>> begin Dataset excerpt

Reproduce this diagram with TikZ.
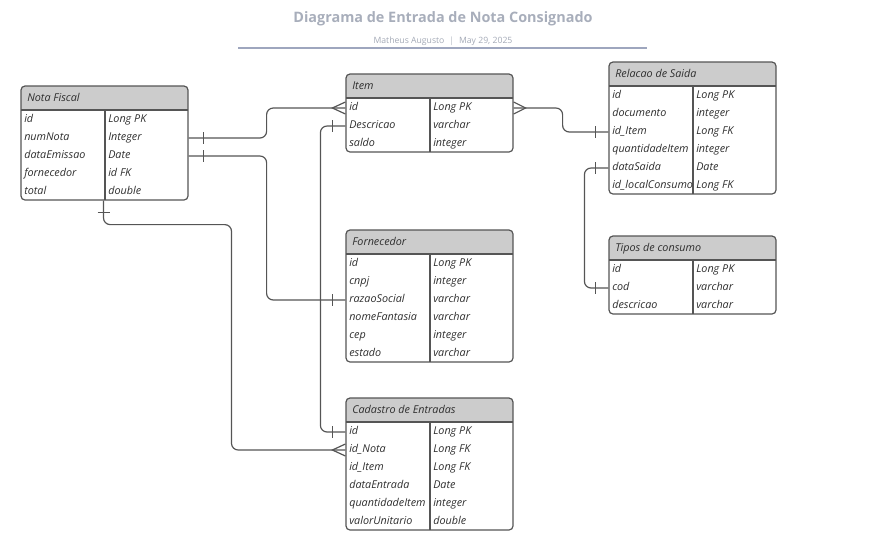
\documentclass[tikz,border=0pt]{standalone}
\usepackage{fontspec}
\setmainfont{Open Sans}
\usetikzlibrary{calc,fit}
\definecolor{lineC}{HTML}{555555}
\definecolor{hdrC}{HTML}{CCCCCC}
\definecolor{titleC}{HTML}{A8AEBB}
\definecolor{subC}{HTML}{A3A9B6}
\definecolor{ruleC}{HTML}{9EA6BE}
\definecolor{txtC}{HTML}{2E2E2E}
\tikzset{
  fld/.style={font=\fontsize{8.1}{9}\selectfont\itshape, text=txtC, inner sep=0pt, anchor=west, text height=5.6pt, text depth=2pt},
  hdrtxt/.style={font=\fontsize{8.1}{9}\selectfont\itshape, text=txtC, inner sep=0pt, anchor=west, text height=5.6pt, text depth=2pt},
  conn/.style={draw=lineC, line width=0.9pt, rounded corners=5},
  onebar/.style={draw=lineC, line width=0.9pt},
  crowfoot/.style={draw=lineC, line width=0.9pt},
  tblline/.style={draw=lineC, line width=0.9pt},
  tblbox/.style={draw=lineC, line width=0.9pt, rounded corners=3, inner sep=0pt},
}
% #1 name, #2 x, #3 y, #4 rows, #5 title, #6 fields
\newcommand\ertable[6]{%
  \coordinate (#1-tl) at (#2,#3);
  \coordinate (#1-br) at ($(#2,#3)+(167,24+18*#4)$);
  \begin{scope}
    \clip[rounded corners=3] (#1-tl) rectangle (#1-br);
    \fill[hdrC] (#1-tl) rectangle ($(#1-tl)+(167,24)$);
  \end{scope}
  \node[tblbox, fit=(#1-tl)(#1-br)] (#1) {};
  \draw[tblline] ($(#1-tl)+(0,24)$) -- ($(#1-tl)+(167,24)$);
  \draw[tblline] ($(#1-tl)+(84,24)$) -- ($(#1-tl)+(84,24+18*#4)$);
  \node[hdrtxt] (#1-h) at ($(#1-tl)+(6,13)$) {#5};
  \foreach \f/\t [count=\i] in {#6} {
    \node[fld] (#1-\i) at ($(#1-tl)+(3,16+18*\i)$) {\f};
    \node[fld] (#1-t\i) at ($(#1-tl)+(87,16+18*\i)$) {\t};
  }%
}
\begin{document}
\begin{tikzpicture}[x=0.75pt,y=-0.75pt]
\useasboundingbox (0,0) rectangle (889,547);

\node[font=\fontsize{10.8}{12}\selectfont\bfseries, text=titleC] (title) at (443,19) {Diagrama de Entrada de Nota Consignado};
\node[font=\fontsize{6.5}{8}\selectfont, text=subC] (sub) at (443,41) {Matheus Augusto \hspace{2pt}{\color{subC!80}|}\hspace{2pt} May 29, 2025};
\draw[ruleC, line width=0.8pt] (238,48) -- (647,48);

\ertable{nf}{21}{86}{5}{Nota Fiscal}{id/Long PK, numNota/Integer, dataEmissao/Date, fornecedor/id FK, total/double}
\ertable{item}{346}{74}{3}{Item}{id/Long PK, Descricao/varchar, saldo/integer}
\ertable{rel}{609}{62}{6}{Relacao de Saida}{id/Long PK, documento/integer, id\_Item/Long FK, quantidadeItem/integer, dataSaida/Date, id\_localConsumo/Long FK}
\ertable{tip}{609}{236}{3}{Tipos de consumo}{id/Long PK, cod/varchar, descricao/varchar}
\ertable{forn}{346}{230}{6}{Fornecedor}{id/Long PK, cnpj/integer, razaoSocial/varchar, nomeFantasia/varchar, cep/integer, estado/varchar}
\ertable{cad}{346}{398}{6}{Cadastro de Entradas}{id/Long PK, id\_Nota/Long FK, id\_Item/Long FK, dataEntrada/Date, quantidadeItem/integer, valorUnitario/double}

% 1: Nota Fiscal numNota -> Item id
\draw[conn] (nf.east|-nf-2) -- ++(78,0) |- (item.west|-item-1);
\draw[onebar] ($(nf.east|-nf-2)+(15,-6)$) -- ++(0,12);
\draw[crowfoot] ($(item.west|-item-1)+(0,-6)$) -- ++(-13,6) -- ++(13,6);

% 2: Nota Fiscal dataEmissao -> Fornecedor razaoSocial
\draw[conn] (nf.east|-nf-3) -- ++(78,0) |- (forn.west|-forn-3);
\draw[onebar] ($(nf.east|-nf-3)+(15,-6)$) -- ++(0,12);
\draw[onebar] ($(forn.west|-forn-3)+(-13,-6)$) -- ++(0,12);

% 3: Nota Fiscal bottom -> Cadastro id_Nota
\draw[conn] ($(nf.south)+(-1,0)$) -- ++(0,24) -- ++(128,0) |- (cad.west|-cad-2);
\draw[onebar] ($(nf.south)+(-7,12)$) -- ++(12,0);
\draw[crowfoot] ($(cad.west|-cad-2)+(0,-6)$) -- ++(-13,6) -- ++(13,6);

% 4: Item Descricao -> Cadastro id
\draw[conn] (item.west|-item-2) -- ++(-25,0) |- (cad.west|-cad-1);
\draw[onebar] ($(item.west|-item-2)+(-13,-6)$) -- ++(0,12);
\draw[onebar] ($(cad.west|-cad-1)+(-13,-6)$) -- ++(0,12);

% 5: Item id -> Relacao id_Item
\draw[conn] (item.east|-item-1) -- ++(49,0) |- (rel.west|-rel-3);
\draw[crowfoot] ($(item.east|-item-1)+(0,-6)$) -- ++(12,6) -- ++(-12,6);
\draw[onebar] ($(rel.west|-rel-3)+(-13,-6)$) -- ++(0,12);

% 6: Relacao dataSaida -> Tipos cod
\draw[conn] (rel.west|-rel-5) -- ++(-24,0) |- (tip.west|-tip-2);
\draw[onebar] ($(rel.west|-rel-5)+(-13,-6)$) -- ++(0,12);
\draw[onebar] ($(tip.west|-tip-2)+(-13,-6)$) -- ++(0,12);
\end{tikzpicture}
\end{document}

>> end Dataset excerpt

Given request - All the lines above are to be given again exactly as they read, with the pictures removed.

Written response -
Reproduce this diagram with TikZ.
\documentclass[tikz,border=0pt]{standalone}
\usepackage{fontspec}
\setmainfont{Open Sans}
\usetikzlibrary{calc,fit}
\definecolor{lineC}{HTML}{555555}
\definecolor{hdrC}{HTML}{CCCCCC}
\definecolor{titleC}{HTML}{A8AEBB}
\definecolor{subC}{HTML}{A3A9B6}
\definecolor{ruleC}{HTML}{9EA6BE}
\definecolor{txtC}{HTML}{2E2E2E}
\tikzset{
  fld/.style={font=\fontsize{8.1}{9}\selectfont\itshape, text=txtC, inner sep=0pt, anchor=west, text height=5.6pt, text depth=2pt},
  hdrtxt/.style={font=\fontsize{8.1}{9}\selectfont\itshape, text=txtC, inner sep=0pt, anchor=west, text height=5.6pt, text depth=2pt},
  conn/.style={draw=lineC, line width=0.9pt, rounded corners=5},
  onebar/.style={draw=lineC, line width=0.9pt},
  crowfoot/.style={draw=lineC, line width=0.9pt},
  tblline/.style={draw=lineC, line width=0.9pt},
  tblbox/.style={draw=lineC, line width=0.9pt, rounded corners=3, inner sep=0pt},
}
% #1 name, #2 x, #3 y, #4 rows, #5 title, #6 fields
\newcommand\ertable[6]{%
  \coordinate (#1-tl) at (#2,#3);
  \coordinate (#1-br) at ($(#2,#3)+(167,24+18*#4)$);
  \begin{scope}
    \clip[rounded corners=3] (#1-tl) rectangle (#1-br);
    \fill[hdrC] (#1-tl) rectangle ($(#1-tl)+(167,24)$);
  \end{scope}
  \node[tblbox, fit=(#1-tl)(#1-br)] (#1) {};
  \draw[tblline] ($(#1-tl)+(0,24)$) -- ($(#1-tl)+(167,24)$);
  \draw[tblline] ($(#1-tl)+(84,24)$) -- ($(#1-tl)+(84,24+18*#4)$);
  \node[hdrtxt] (#1-h) at ($(#1-tl)+(6,13)$) {#5};
  \foreach \f/\t [count=\i] in {#6} {
    \node[fld] (#1-\i) at ($(#1-tl)+(3,16+18*\i)$) {\f};
    \node[fld] (#1-t\i) at ($(#1-tl)+(87,16+18*\i)$) {\t};
  }%
}
\begin{document}
\begin{tikzpicture}[x=0.75pt,y=-0.75pt]
\useasboundingbox (0,0) rectangle (889,547);

\node[font=\fontsize{10.8}{12}\selectfont\bfseries, text=titleC] (title) at (443,19) {Diagrama de Entrada de Nota Consignado};
\node[font=\fontsize{6.5}{8}\selectfont, text=subC] (sub) at (443,41) {Matheus Augusto \hspace{2pt}{\color{subC!80}|}\hspace{2pt} May 29, 2025};
\draw[ruleC, line width=0.8pt] (238,48) -- (647,48);

\ertable{nf}{21}{86}{5}{Nota Fiscal}{id/Long PK, numNota/Integer, dataEmissao/Date, fornecedor/id FK, total/double}
\ertable{item}{346}{74}{3}{Item}{id/Long PK, Descricao/varchar, saldo/integer}
\ertable{rel}{609}{62}{6}{Relacao de Saida}{id/Long PK, documento/integer, id\_Item/Long FK, quantidadeItem/integer, dataSaida/Date, id\_localConsumo/Long FK}
\ertable{tip}{609}{236}{3}{Tipos de consumo}{id/Long PK, cod/varchar, descricao/varchar}
\ertable{forn}{346}{230}{6}{Fornecedor}{id/Long PK, cnpj/integer, razaoSocial/varchar, nomeFantasia/varchar, cep/integer, estado/varchar}
\ertable{cad}{346}{398}{6}{Cadastro de Entradas}{id/Long PK, id\_Nota/Long FK, id\_Item/Long FK, dataEntrada/Date, quantidadeItem/integer, valorUnitario/double}

% 1: Nota Fiscal numNota -> Item id
\draw[conn] (nf.east|-nf-2) -- ++(78,0) |- (item.west|-item-1);
\draw[onebar] ($(nf.east|-nf-2)+(15,-6)$) -- ++(0,12);
\draw[crowfoot] ($(item.west|-item-1)+(0,-6)$) -- ++(-13,6) -- ++(13,6);

% 2: Nota Fiscal dataEmissao -> Fornecedor razaoSocial
\draw[conn] (nf.east|-nf-3) -- ++(78,0) |- (forn.west|-forn-3);
\draw[onebar] ($(nf.east|-nf-3)+(15,-6)$) -- ++(0,12);
\draw[onebar] ($(forn.west|-forn-3)+(-13,-6)$) -- ++(0,12);

% 3: Nota Fiscal bottom -> Cadastro id_Nota
\draw[conn] ($(nf.south)+(-1,0)$) -- ++(0,24) -- ++(128,0) |- (cad.west|-cad-2);
\draw[onebar] ($(nf.south)+(-7,12)$) -- ++(12,0);
\draw[crowfoot] ($(cad.west|-cad-2)+(0,-6)$) -- ++(-13,6) -- ++(13,6);

% 4: Item Descricao -> Cadastro id
\draw[conn] (item.west|-item-2) -- ++(-25,0) |- (cad.west|-cad-1);
\draw[onebar] ($(item.west|-item-2)+(-13,-6)$) -- ++(0,12);
\draw[onebar] ($(cad.west|-cad-1)+(-13,-6)$) -- ++(0,12);

% 5: Item id -> Relacao id_Item
\draw[conn] (item.east|-item-1) -- ++(49,0) |- (rel.west|-rel-3);
\draw[crowfoot] ($(item.east|-item-1)+(0,-6)$) -- ++(12,6) -- ++(-12,6);
\draw[onebar] ($(rel.west|-rel-3)+(-13,-6)$) -- ++(0,12);

% 6: Relacao dataSaida -> Tipos cod
\draw[conn] (rel.west|-rel-5) -- ++(-24,0) |- (tip.west|-tip-2);
\draw[onebar] ($(rel.west|-rel-5)+(-13,-6)$) -- ++(0,12);
\draw[onebar] ($(tip.west|-tip-2)+(-13,-6)$) -- ++(0,12);
\end{tikzpicture}
\end{document}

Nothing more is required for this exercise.